¿Qué pueden esperar las iglesias -especialmente monseñor Ezzati- de una reforma educacional de inspiración laica?
No hay razones para temer.
Y es que, desde luego, no es sensato privar de apoyos públicos a las escuelas o a las universidades por el hecho de que en ellas se promueva un punto de vista religioso. La religión es fuente de sentido para muchas personas y un Estado democrático debe respetar que algunas quieran aferrarse a ella. La razón de ese respeto no deriva del hecho de que la religión sea verdadera o el único sostén de la moral -lo primero es probablemente falso y lo segundo indudablemente erróneo-, sino del hecho de que una sociedad democrática debe aceptar las decisiones autónomas de sus miembros, conferir a los ciudadanos el derecho a esparcir el tipo de vida que juzgan valiosa.
Es decir, la autonomía -el derecho a conducir la propia vida de la manera que cada uno prefiera- también se ejerce cuando se decide adherir a una religión o iglesia.

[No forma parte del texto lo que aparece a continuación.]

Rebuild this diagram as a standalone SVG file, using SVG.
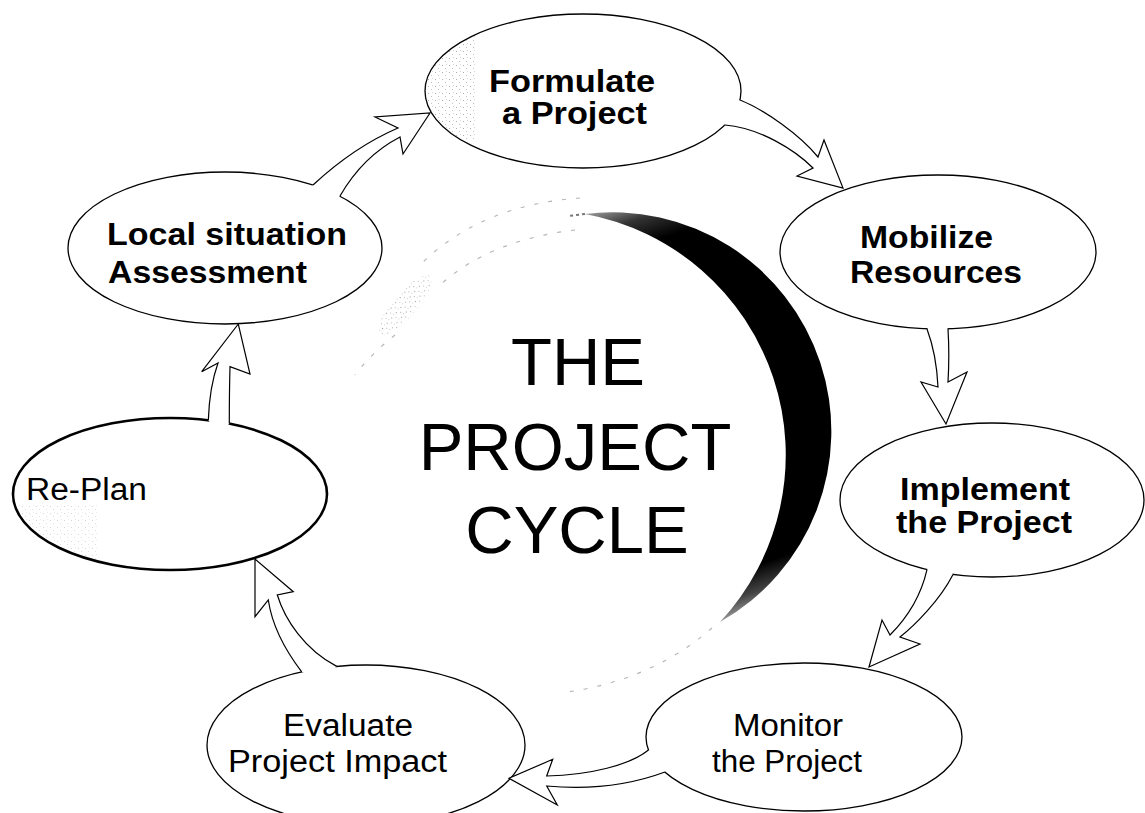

Así entonces, hay una buena razón para permitir que la gente escoja por razones religiosos el establecimiento educacional que prefiere para sus hijos. Ello incluye escuelas y universidades católicas.
Una vez que se reconoce su derecho a existir, ¿habrá que reconocerle también su derecho a ser financiadas por el Estado?
Sí, sin ninguna duda.
Si el Estado les negara el financiamiento, estaría negando a gran parte de las personas (todos los que no pueden financiar sus propias elecciones) el derecho a la autonomía. Las familias ricas podrían educar a sus hijos con una orientación religiosa, pero los pobres no. Y aunque eso probablemente le haría bien a los más pobres, la autonomía exige que sean ellos mismos, y no un tercero, quienes lo decidan.
A primera vista entonces - prima facie , como dicen los filósofos-, ha de haber establecimientos educativos religiosamente inspirados y el Estado debe transferirles parte de las rentas generales para que funcionen.
¿Habrá sin embargo algunas condiciones que esos establecimientos, escuelas y universidades deban cumplir para acceder a ese financiamiento?
Por supuesto que sí.
La más obvia es que las escuelas no pueden revisar la vida o la trayectoria moral de los padres. Si una familia manifiesta su voluntad de que su hijo se matricule en un establecimiento de inspiración religiosa, y declara su propósito de apoyarlo en esa formación, la escuela debe admitirlo sin que pueda excluir al niño por los actos o el comportamiento de sus padres.
La otra, igualmente obvia, es que el establecimiento educativo, especialmente si es una universidad, debe respetar los derechos fundamentales, el principio de la libre investigación científica y el derecho de sus miembros a ser tratados con igual respeto y consideración.
Así, si una institución defiende creencias opuestas a los valores constitucionales (fue el caso de la Universidad Bob Jones en EE.UU., que prohibía los matrimonios interraciales de sus miembros), posee prácticas institucionales que penalizan determinados puntos de vista o formas de vida (como que impidiera acceder a la titularidad a quien argumenta a favor del aborto o se divorcia), o impide la libre investigación científica, que es uno de los más antiguos principios de la vida académica (por ejemplo, impide el acceso a fondos para realizar investigaciones porque ellas desmedran alguna creencia opinable), entonces no tiene derecho al financiamiento para sostenerse. ¿Cómo podría un Estado democrático echar mano a las rentas generales para socavar los valores sobre los que reposa su misma legitimidad?
No hay duda: para recibir financiamiento que sustente su existencia, una institución educativa religiosa debe respetar esos principios.
No basta que declare adherir a ellos. Un Estado democrático debe constatar que los cumple. Y el peso de la prueba recae sobre la institución, no sobre el Estado.
Ninguna de esas exigencias lesiona la libertad religiosa, lo que prueba que un Estado laico puede perfectamente admitirla. Y una vez verificado su cumplimiento, incluso financiarla. Y al hacerlo no está subsidiando una creencia, sino la libre elección de quienes, respetando el coto vedado de los principios de un Estado democrático, adhieren a ella.